Required task.
Each line from the top of the listing through the one holding "import pandas as pd" should be restated word for word, with nothing added and no pictures.

Given data.
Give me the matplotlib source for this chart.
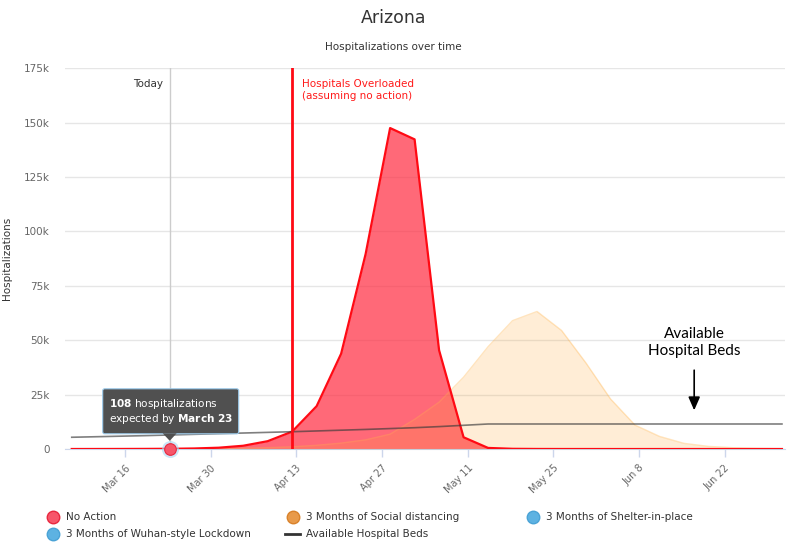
"""Arizona hospitalizations over time: scenario areas, hospital beds line, annotations."""
import matplotlib
matplotlib.use("Agg")
import matplotlib.pyplot as plt
import matplotlib.dates as mdates
import matplotlib.transforms as mtransforms
from matplotlib.patches import FancyBboxPatch, Polygon
from matplotlib.lines import Line2D
import pandas as pd

# --- Data (one point every 4 days) ---
dates = pd.date_range("2020-03-07 08:00", periods=30, freq="4D")

no_action = [10, 20, 35, 60, 108, 250, 600, 1500, 3600, 8000,
             19700, 43800, 89600, 147500, 142300, 45400, 5400, 500, 100, 30,
             10, 5, 0, 0, 0, 0, 0, 0, 0, 0]
social_distancing = [5, 10, 20, 40, 70, 120, 200, 350, 600, 1000,
                     1700, 2700, 4200, 6800, 13600, 21500, 33000, 47000, 59000, 63200,
                     54500, 39500, 23000, 11000, 5800, 2600, 1200, 600, 300, 150]
shelter_in_place = [5, 10, 20, 35, 60, 90, 120, 150, 170, 180,
                    180, 170, 160, 150, 140, 130, 120, 110, 100, 95,
                    90, 90, 95, 100, 110, 120, 140, 160, 190, 230]
wuhan_lockdown = [5, 10, 20, 35, 55, 75, 90, 100, 100, 95,
                  85, 75, 65, 55, 45, 40, 35, 30, 25, 20,
                  20, 20, 20, 25, 25, 30, 35, 40, 45, 50]
hospital_beds = [5400, 5650, 5900, 6150, 6450, 6750, 7050, 7350, 7650, 7950,
                 8300, 8650, 9000, 9400, 9800, 10300, 10900, 11500, 11500, 11500,
                 11500, 11500, 11500, 11500, 11500, 11500, 11500, 11500, 11500, 11500]

today = pd.Timestamp("2020-03-23 08:00")
overloaded = pd.Timestamp("2020-04-12 08:00")
tick_dates = pd.date_range("2020-03-16", "2020-06-22", freq="14D")
y_ticks = [0, 25000, 50000, 75000, 100000, 125000, 150000, 175000]
y_labels = ["0", "25k", "50k", "75k", "100k", "125k", "150k", "175k"]

legend_items = [
    ("No Action", "#f7566a", "#e8283f", "o"),
    ("3 Months of Social distancing", "#e89a4a", "#d9822b", "o"),
    ("3 Months of Shelter-in-place", "#5db2e2", "#4aa3d6", "o"),
    ("3 Months of Wuhan-style Lockdown", "#5db2e2", "#4aa3d6", "o"),
    ("Available Hospital Beds", "#333333", "#333333", "line"),
]

plt.rcParams["font.family"] = ["DejaVu Sans"]

fig = plt.figure(figsize=(8, 5.5), dpi=100)
ax = fig.add_axes([0.081, 0.1836, 0.9, 0.6924])

# Areas
ax.fill_between(dates, no_action, color="#ff2a3f", alpha=0.7, lw=0, zorder=2)
ax.fill_between(dates, social_distancing, color="#ffa532", alpha=0.2, lw=0, zorder=3)
ax.plot(dates, social_distancing, color="#ffb347", alpha=0.35, lw=1, zorder=3)
ax.fill_between(dates, shelter_in_place, color="#7cc4ee", alpha=0.3, lw=0, zorder=3)
ax.fill_between(dates, wuhan_lockdown, color="#7cc4ee", alpha=0.3, lw=0, zorder=3)
ax.plot(dates, no_action, color="#ff0a14", lw=1.6, zorder=4)

# Beds line
ax.plot(dates, hospital_beds, color="#3a3a3a", alpha=0.65, lw=1.2, zorder=5)

# Vertical markers
ax.axvline(today, color="#cccccc", lw=1, zorder=1)
ax.axvline(overloaded, color="#ff0a14", lw=2, zorder=6)
ax.annotate("Today", (today, 175000), xytext=(-5, -8), textcoords="offset points",
            ha="right", va="top", fontsize=7.5, color="#333333")
ax.annotate("Hospitals Overloaded\n(assuming no action)", (overloaded, 175000),
            xytext=(7, -8), textcoords="offset points", ha="left", va="top",
            fontsize=7.5, color="#ff1a1a", linespacing=1.25)

# Axes styling
ax.set_xlim(pd.Timestamp("2020-03-16") - pd.Timedelta(days=9.8),
            pd.Timestamp("2020-03-16") + pd.Timedelta(days=107.8))
ax.set_ylim(0, 175000)
ax.set_yticks(y_ticks)
ax.set_yticklabels(y_labels)
ax.set_xticks(tick_dates)
ax.xaxis.set_major_formatter(mdates.DateFormatter("%b %-d"))
for lab in ax.get_xticklabels():
    lab.set_rotation(45)
    lab.set_ha("right")
    lab.set_rotation_mode("anchor")
ax.tick_params(axis="x", colors="#ccd6eb", length=6, width=1, labelsize=7, labelcolor="#666666", pad=4)
ax.tick_params(axis="y", length=0, labelsize=7.5, labelcolor="#666666", pad=11)
ax.grid(axis="y", color="#e6e6e6", lw=1)
ax.set_axisbelow(True)
for side in ["top", "right", "left"]:
    ax.spines[side].set_visible(False)
ax.spines["bottom"].set_color("#ccd6eb")
ax.set_ylabel("Hospitalizations", fontsize=7.5, color="#333333", labelpad=8)

# Highlighted point at Mar 23
ax.scatter([dates[4]], [no_action[4]], s=150, color="#a9d6f2", alpha=0.6, lw=0, zorder=7, clip_on=False)
ax.scatter([dates[4]], [no_action[4]], s=70, color="#f7566a", edgecolor="#e8283f", lw=0.8,
           zorder=8, clip_on=False)

# Tooltip box anchored to the point (pixel offsets)
fig.canvas.draw()
px, py = ax.transData.transform((mdates.date2num(dates[4]), no_action[4]))
off = mtransforms.Affine2D().translate(px, py)
box = FancyBboxPatch((-67, 15), 136, 45, boxstyle="round,pad=0,rounding_size=2",
                     transform=off, facecolor="#505050", edgecolor="#9ccbec", lw=0.8,
                     zorder=9, clip_on=False)
fig.add_artist(box)
fig.add_artist(Polygon([(-7, 15.5), (7, 15.5), (0, 8)], closed=True, transform=off,
                       facecolor="#505050", edgecolor="none", zorder=10))
t1 = fig.text(px - 61, py + 45, r"$\mathbf{108}$ hospitalizations", color="white", fontsize=7.6,
              va="center", ha="left", zorder=11)
t2 = fig.text(px - 61, py + 30, r"expected by $\mathbf{March\ 23}$", color="white", fontsize=7.6,
              va="center", ha="left", zorder=11)
t1.set_transform(mtransforms.IdentityTransform())
t2.set_transform(mtransforms.IdentityTransform())

# Available beds callout
ax.annotate("", xy=(pd.Timestamp("2020-06-17"), 16500), xytext=(pd.Timestamp("2020-06-17"), 37500),
            arrowprops=dict(arrowstyle="-|>,head_width=0.35,head_length=0.8", color="black", lw=1.2),
            zorder=9)
ax.text(pd.Timestamp("2020-06-17"), 49000, "Available\nHospital Beds", ha="center", va="center",
        fontsize=11, family=["Lato", "DejaVu Sans"], color="black", linespacing=1.3)

# Titles
fig.text(0.492, 0.967, "Arizona", ha="center", va="center", fontsize=12.5, color="#333333")
fig.text(0.492, 0.915, "Hospitalizations over time", ha="center", va="center", fontsize=7.5,
         color="#333333")

# Legend (row-major like the source)
col_x = [0.0825, 0.3825, 0.6825]
row_y = [0.06, 0.029]
for i, (name, fc, ec, kind) in enumerate(legend_items):
    r, c = divmod(i, 3)
    x, y = col_x[c], row_y[r]
    if kind == "line":
        fig.add_artist(Line2D([x - 0.026, x - 0.008], [y, y], color=fc, lw=2, transform=fig.transFigure))
    else:
        fig.add_artist(Line2D([x - 0.0165], [y], marker="o", markersize=9, markerfacecolor=fc,
                              markeredgecolor=ec, markeredgewidth=1, linestyle="",
                              transform=fig.transFigure))
    fig.text(x, y, name, ha="left", va="center", fontsize=7.5, color="#333333")

fig.savefig("out.png", dpi=100)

Correct result.
Give me the matplotlib source for this chart.
"""Arizona hospitalizations over time: scenario areas, hospital beds line, annotations."""
import matplotlib
matplotlib.use("Agg")
import matplotlib.pyplot as plt
import matplotlib.dates as mdates
import matplotlib.transforms as mtransforms
from matplotlib.patches import FancyBboxPatch, Polygon
from matplotlib.lines import Line2D
import pandas as pd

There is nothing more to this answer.